Liebe Leserin, werter Leser, wenn Sie Obiges für sich bejahen können, dann schlagen Sie das Buch zu, Sie brauchen es nicht. Wenn Sie dagegen sagen: „Ja, das klingt wie ein lohnendes Ziel, eines, das bitteschön nicht in ferner Zukunft liegen soll, sondern das ich sofort ansteuern möchte“, dann machen wir weiter.

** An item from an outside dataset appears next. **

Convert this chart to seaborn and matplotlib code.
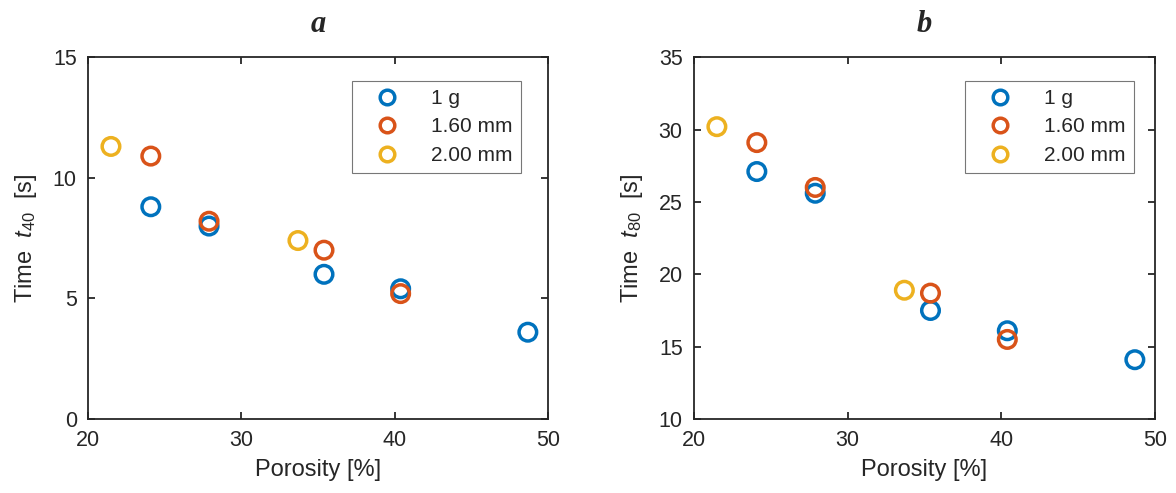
import matplotlib
matplotlib.use("Agg")
import matplotlib.pyplot as plt
from matplotlib.lines import Line2D
import numpy as np
import pandas as pd
import seaborn as sns

# porosity [%] and times [s]
por_1g = [24.1, 27.9, 35.4, 40.4, 48.7]
t40_1g = [8.8, 8.0, 6.0, 5.4, 3.6]
t80_1g = [27.1, 25.6, 17.5, 16.1, 14.1]

por_160 = [24.1, 27.9, 35.4, 40.4]
t40_160 = [10.9, 8.2, 7.0, 5.2]
t80_160 = [29.1, 26.0, 18.7, 15.5]

por_200 = [21.5, 33.7]
t40_200 = [11.3, 7.4]
t80_200 = [30.2, 18.9]

groups = ["1 g", "1.60 mm", "2.00 mm"]
colors = ["#0072BD", "#D95319", "#EDB120"]

df = pd.DataFrame({
    "porosity": por_1g + por_160 + por_200,
    "t40": t40_1g + t40_160 + t40_200,
    "t80": t80_1g + t80_160 + t80_200,
    "group": [groups[0]] * len(por_1g) + [groups[1]] * len(por_160) + [groups[2]] * len(por_200),
})

sns.set_style("ticks")
plt.rcParams["font.family"] = ["Liberation Sans", "DejaVu Sans"]
plt.rcParams["mathtext.fontset"] = "custom"
plt.rcParams["mathtext.it"] = "Liberation Sans:italic"
plt.rcParams["mathtext.rm"] = "Liberation Sans"

fig = plt.figure(figsize=(11.76, 4.93), dpi=100)
ax1 = fig.add_axes([0.0748, 0.150, 0.391, 0.734])
ax2 = fig.add_axes([0.590, 0.150, 0.392, 0.734])

pal = dict(zip(groups, colors))
dark = "#262626"


def panel(ax, ycol, ylim, yticks, ylabel, title, leg_x):
    sns.scatterplot(data=df, x="porosity", y=ycol, hue="group", palette=pal,
                    marker="o", s=160, linewidth=2.5, legend=False, ax=ax)
    pts = ax.collections[0]
    fc = pts.get_facecolors()
    pts.set_edgecolors(fc)
    pts.set_facecolors("none")

    ax.set_xlim(20, 50)
    ax.set_ylim(*ylim)
    ax.set_xticks([20, 30, 40, 50])
    ax.set_yticks(yticks)
    ax.tick_params(direction="in", top=True, right=True, length=5, width=1.3,
                   labelsize=15.5, colors=dark, pad=8)
    for sp in ax.spines.values():
        sp.set_visible(True)
        sp.set_linewidth(1.3)
        sp.set_color(dark)
    ax.set_xlabel("Porosity [%]", fontsize=17, color=dark, labelpad=6)
    ax.set_ylabel(ylabel, fontsize=17, color=dark, labelpad=10)
    ax.set_title(title, fontsize=22, fontweight="bold", style="italic",
                 family="Liberation Serif", pad=18)

    handles = [Line2D([], [], ls="none", marker="o", ms=10.5, mfc="none",
                      mec=c, mew=2.5) for c in colors]
    leg = ax.legend(handles, groups, loc="upper left", bbox_to_anchor=(leg_x, 0.935),
                    fontsize=15, frameon=True, fancybox=False, edgecolor="#555555",
                    borderpad=0.4, labelspacing=0.45, handletextpad=0.8,
                    handlelength=2.6, borderaxespad=0)
    leg.get_frame().set_linewidth(0.8)
    for t in leg.get_texts():
        t.set_color(dark)


panel(ax1, "t40", (0, 15), [0, 5, 10, 15], r"Time  $\mathit{t}_{\mathit{40}}$  [s]", "a", 0.574)
panel(ax2, "t80", (10, 35), [10, 15, 20, 25, 30, 35], r"Time  $\mathit{t}_{\mathit{80}}$  [s]", "b", 0.588)

fig.savefig("out.png", dpi=100, facecolor="white")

Bevor Veränderung stattfinden kann, bedarf es einer Analyse des Ist-Zustandes, und der sieht sehr häufig so aus: Viele von uns arbeiten mehr, als sie leben. Die meiste Zeit des Tages geht für Gelderwerb verloren. Wenn wir uns unsere Tage, Wochen, Jahre ansehen und ehrlich zu uns sind, kommen wir zu der Erkenntnis: Es war und ist immer derselbe Jammer. Zu viel Arbeit, zu wenig Leben. Viel Arbeit plus viel Leben ist zwar möglich, doch nur, wenn wir absolut das machen, was unser Ding ist, das, was uns tatsächlich Freude macht. Eine Tätigkeit, die wir, auch ohne Geld dafür zu bekommen, liebend gern machen würden. Noch sind die meisten von uns nicht so weit, wir tun immer noch Dinge, nur um das wirtschaftliche Überleben zu sichern. Wir leben nach dem Motto: Karriere oder Leben.

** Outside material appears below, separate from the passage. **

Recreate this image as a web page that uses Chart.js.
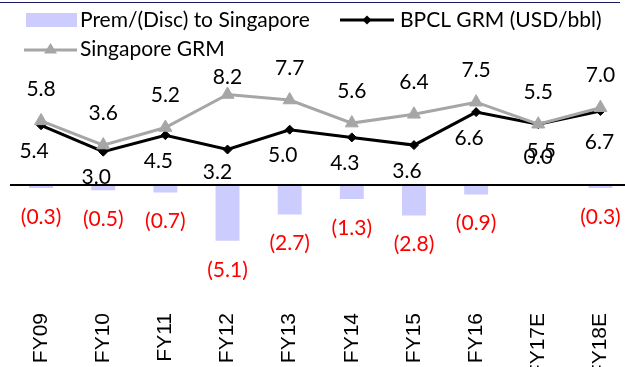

Ein Ist-Zustand, der für so viele von uns „normal“ ist: Schule, Job, Familie, Pension. Kinder großziehen, Kredite abbezahlen. Aufstehen, arbeiten, fernsehen. Wir sind eingespannt in die vielen Pflichten und Gewohnheiten unserer Tage. Wir nehmen sie ernst, pflichtbewusst und ohne nachzudenken erledigen wir roboterhaft das, was von uns erwartet wird oder wir uns selbst auferlegen. Jeder Tag gleicht dem anderen, ab und zu gibt es ein Highlight, doch im Großen und Ganzen sind unsere Tage vorgegeben. Aus Tagen werden Monate, aus Monaten Jahre, aus dem jungen Menschen einer im besten Alter und bald schon unterhält man sich mit anderen über Krankheiten und Pensionsanspruch. Unsere Zeit verrinnt, ohne Leben, subjektiv haben wir also gar nicht gelebt, wir werden alt an Jahren, ohne dass wir es bemerken. Die Tage, Wochen, Monate, Jahre, wo sind sie geblieben?

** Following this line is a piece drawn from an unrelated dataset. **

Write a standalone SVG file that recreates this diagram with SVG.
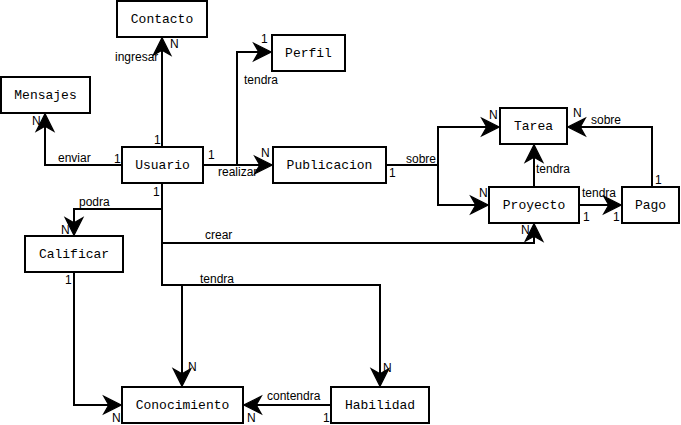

Wir leben oft so, als würden wir ewig leben. Sehen wir eine Gelegenheit, die uns im Leben voranbringen oder uns Freude bereiten könnte oder durch die wir Menschen kennen lernen könnten – was tun wir? Wir lassen die Gelegenheit vorüberziehen. Man muss ja nicht alles haben. Morgen ist auch ein Tag. Das nächste Mal. Es passt jetzt nicht so gut. Wer weiß, was da herauskommt. Es ist auch so ganz nett.